Mineral salts are essential to the organism and make up around 4% of our body mass. In combination with other nutrients, they ensure that the organism functions properly by, for example, helping to strengthen certain structures or bringing oxygen to the body’s cells.

Negligible amounts, not to be neglected

Mineral salts are essential to the organism, in particular because they:

  • control the hydrous balance (osmotic pressure)
  • regulate the acid-alkali balance
  • are part of certain structures (bones, teeth)
  • are involved in the structure of enzymes and hormones
  • catalyse many of the metabolism’s reactions.

Among these minerals, seven are essential to the organism in moderate quantities (0.2 g to 10 g per day), and a dozen, known as trace elements, are needed in minute quantities.

Storage of minerals in the body

Bones are natural reservoirs for mineral salts, particularly for calcium and phosphorus. They can be regarded as banks that receive and distribute these salts constantly within the body as needed.

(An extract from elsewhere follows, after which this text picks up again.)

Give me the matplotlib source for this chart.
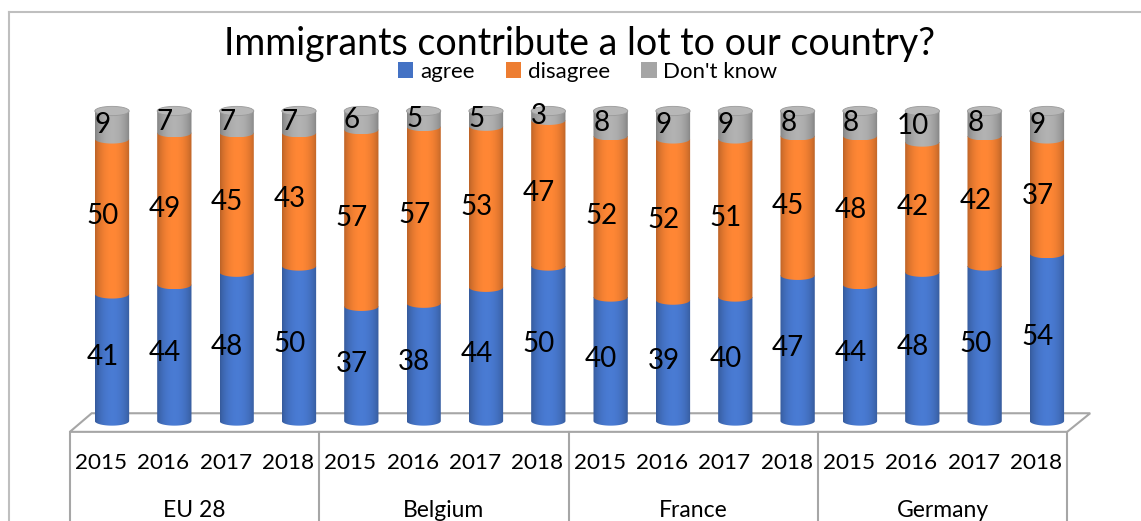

The various mineral salts and trace elements

Mineral salts:

  • Calcium is mainly found in milk and other dairy products, but also in leafy green vegetables, egg yolk and seafood. It is needed by the organism to ensure solid bones and teeth.
  • Chlorine and sodium serve, amongst other roles, to keep the body hydrated. They are mainly ingested in the form of table salt.
  • Sulphur is an essential component of proteins and vitamins. It is found throughout the organism and mainly comes from meat, milk, eggs and pulses.
  • Potassium is essential for keeping the body hydrated, but also for muscular contraction, for example. It is found in many foodstuffs, including avocados, dried apricots and meat.
  • Magnesium is necessary, especially for muscular and nervous response. It is present in large quantities in dairy products and whole grain cereals.
  • Finally, phosphorus is a component of bones and teeth and is involved in many essential processes. It is found in high-protein food such as meat and fish.

Trace elements:

  • Fluorine is a component of bones and teeth in particular.
  • Cobalt and chrome are present throughout the organism.
  • Copper is concentrated in the liver.
  • Iodine is necessary for the production of thyroid gland hormones.
  • Iron is essential for transporting oxygen in the blood.
  • Lastly, manganese, selenium and zinc are mainly concentrated in the liver.

Good to know

The quantity of a mineral or a trace element present or required does not reflect its importance. The organism needs only a few milligrams of iodine, for example, but these can make the difference between health and illness.

Adding salt to food is more a matter of taste than a physiological requirement, as most food naturally contains enough sodium to meet our requirements.